Jarvis is now connected to the web (if you choose to).
added: new model set as default
the gpt-3.5-turbo model is the one behind ChatGPT. its reponses a lot cheaper and are much faster (at least they used to be in the first few days). check the settings to see that you have it selected. this is great timing, because for the next new feature Jarvis needs to make many queries. personally, the switch was not as smooth as I anticipated, and it took me a couple of days to adjust my prompts in order to get good responses from the model. in the end, though, I'm mosty happy with the new results.
added: new command "Research with Jarvis"
"Research with Jarvis" generates automatic academic literature reviews. just write what you're interested in as free text, and optionally adjust the search parameters (high max_tokens is recommended). wait 2-3 minutes for all the output to appear in the note (depending on internet traffic). Jarvis will update the content as it finds new information on the web (using Semantic Scholar, Crossref, Elsevier, Springer & Wikipedia databases). in the end you will get a report with the following sections: title, prompt, research questions, queries, references, review and follow-up questions. this is not Bing AI or the cool Elicit project, but even a small DIY tool can do quite a lot with the help of a large language model.
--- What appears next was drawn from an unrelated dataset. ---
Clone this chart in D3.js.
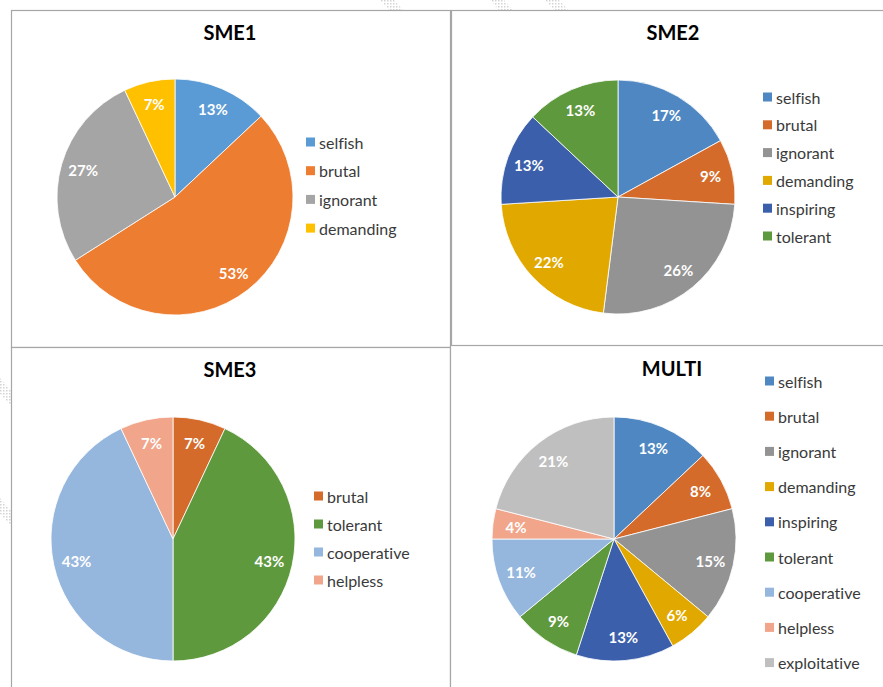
<!DOCTYPE html>
<html>
<head>
<meta charset="utf-8">
<script src="https://cdn.jsdelivr.net/npm/d3@7"></script>
<style>
  body { margin: 0; background: #fff; }
  svg { display: block; font-family: Lato, "Open Sans", sans-serif; font-variant-ligatures: none; }
</style>
</head>
<body>
<div id="chart"></div>
<script>
// Dữ liệu (phần trăm)
const sme1Labels = ['selfish', 'brutal', 'ignorant', 'demanding'];
const sme1Values = [13, 53, 27, 7];
const sme1Colors = ['#5B9BD5', '#ED7D31', '#A5A5A5', '#FFC000'];

const sme2Labels = ['selfish', 'brutal', 'ignorant', 'demanding', 'inspiring', 'tolerant'];
const sme2Values = [17, 9, 26, 22, 13, 13];

const sme3Labels = ['brutal', 'tolerant', 'cooperative', 'helpless'];
const sme3Values = [7, 43, 43, 7];

const multiLabels = ['selfish', 'brutal', 'ignorant', 'demanding', 'inspiring', 'tolerant', 'cooperative', 'helpless', 'exploitative'];
const multiValues = [13, 8, 15, 6, 13, 9, 11, 4, 21];

// Màu dùng cho SME2, SME3, MULTI
const darkColors = {
    selfish: '#4E87C2', brutal: '#D46B2B', ignorant: '#939393', demanding: '#E1A800',
    inspiring: '#3B5FAA', tolerant: '#5F993E', cooperative: '#95B6DD',
    helpless: '#F1A58A', exploitative: '#BFBFBF'
};

const W = 883, H = 687;
const svg = d3.select('#chart').append('svg')
    .attr('width', W).attr('height', H)
    .attr('viewBox', `0 0 ${W} ${H}`);

// Vân chéo mờ ở nền (watermark)
const pat = svg.append('defs').append('pattern')
    .attr('id', 'hatch').attr('width', 3).attr('height', 3)
    .attr('patternUnits', 'userSpaceOnUse');
pat.append('rect').attr('width', 3).attr('height', 3).attr('fill', '#fff');
pat.append('rect').attr('width', 1.5).attr('height', 1.5).attr('fill', '#d4d4d4');
const bands = [[380, 0], [490, 0], [545, 0], [-30, 360], [-30, 480]];
svg.append('g').selectAll('path').data(bands).enter().append('path')
    .attr('d', d => `M${d[0]},${d[1]} l14,0 l40,45 l-14,0 Z`)
    .attr('fill', 'url(#hatch)');

// Khung các biểu đồ
const panels = [
    { x: 11, y: 10, w: 439, h: 337 },
    { x: 451, y: 10, w: 440, h: 336 },
    { x: 11, y: 347, w: 439, h: 350 },
    { x: 450, y: 345, w: 440, h: 350 }
];
svg.append('g').selectAll('rect').data(panels).enter().append('rect')
    .attr('x', d => d.x + 0.5).attr('y', d => d.y + 0.5)
    .attr('width', d => d.w).attr('height', d => d.h)
    .attr('fill', '#fff').attr('stroke', '#a6a6a6').attr('stroke-width', 1.2);

const charts = [
    { title: 'SME1', labels: sme1Labels, values: sme1Values, colors: sme1Colors,
      cx: 175, cy: 197, r: 118, tx: 230, ty: 40, lx: 306, ly: 142, ldy: 28.7 },
    { title: 'SME2', labels: sme2Labels, values: sme2Values, colors: sme2Labels.map(l => darkColors[l]),
      cx: 618, cy: 197, r: 117, tx: 673, ty: 40, lx: 763, ly: 97, ldy: 27.8 },
    { title: 'SME3', labels: sme3Labels, values: sme3Values, colors: sme3Labels.map(l => darkColors[l]),
      cx: 173, cy: 539, r: 122, tx: 230, ty: 377, lx: 314, ly: 496, ldy: 28 },
    { title: 'MULTI', labels: multiLabels, values: multiValues, colors: multiLabels.map(l => darkColors[l]),
      cx: 614, cy: 539, r: 122, tx: 672, ty: 376, lx: 765, ly: 381, ldy: 35.2 }
];

const pie = d3.pie().sort(null).value(d => d.value);

charts.forEach(c => {
    const data = c.labels.map((l, i) => ({ label: l, value: c.values[i], color: c.colors[i] }));
    const arcs = pie(data);
    const arc = d3.arc().innerRadius(0).outerRadius(c.r);
    const labelArc = d3.arc().innerRadius(c.r * 0.81).outerRadius(c.r * 0.81);

    const g = svg.append('g').attr('transform', `translate(${c.cx},${c.cy})`);
    g.selectAll('path').data(arcs).enter().append('path')
        .attr('d', arc)
        .attr('fill', d => d.data.color)
        .attr('stroke', '#fff').attr('stroke-width', 0.8);

    g.selectAll('text').data(arcs).enter().append('text')
        .attr('transform', d => `translate(${labelArc.centroid(d)})`)
        .attr('text-anchor', 'middle')
        .attr('dominant-baseline', 'central')
        .attr('fill', '#fff')
        .attr('font-size', '15px')
        .attr('font-weight', 'bold')
        .text(d => d.data.value + '%');

    // Tiêu đề
    svg.append('text')
        .attr('x', c.tx).attr('y', c.ty)
        .attr('text-anchor', 'middle')
        .attr('font-size', '20px').attr('font-weight', 'bold')
        .attr('fill', '#000')
        .text(c.title);

    // Chú giải
    const leg = svg.append('g').selectAll('g').data(data).enter().append('g')
        .attr('transform', (d, i) => `translate(${c.lx},${c.ly + i * c.ldy})`);
    leg.append('rect')
        .attr('x', 0).attr('y', -4.5).attr('width', 9).attr('height', 9)
        .attr('fill', d => d.color);
    leg.append('text')
        .attr('x', 13).attr('y', 0)
        .attr('dominant-baseline', 'central')
        .attr('font-size', '16px').attr('fill', '#3a3a3a')
        .text(d => d.label);
});
</script>
</body>
</html>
I'll write more about how it's done in the future.
sources of information: Jarvis currently supports 2 search engines (and Wikipedia), and uses various paper/abstract repositories. as a general rule, you're likely to get better results when operating from a university campus or IP address, because institutions usually have access to more papers. the 2 search engines have complementary features, and I recommend trying both.
Semantic Scholar: (default) search is usually faster, more flexible (likely to find something related to any prompt), and it requires no API key. however, it has a tendency to prefer obscure, uncited papers.
Scopus: search is slower, and stricter, but tends to find higher impact papers. it requires registering for a free API key
Jarvis is a Joplin assistant first and foremost, but this feature was also ported to a VSCode extension.
contributions: thanks to @ryanfreckleton for fixing a prompt typo.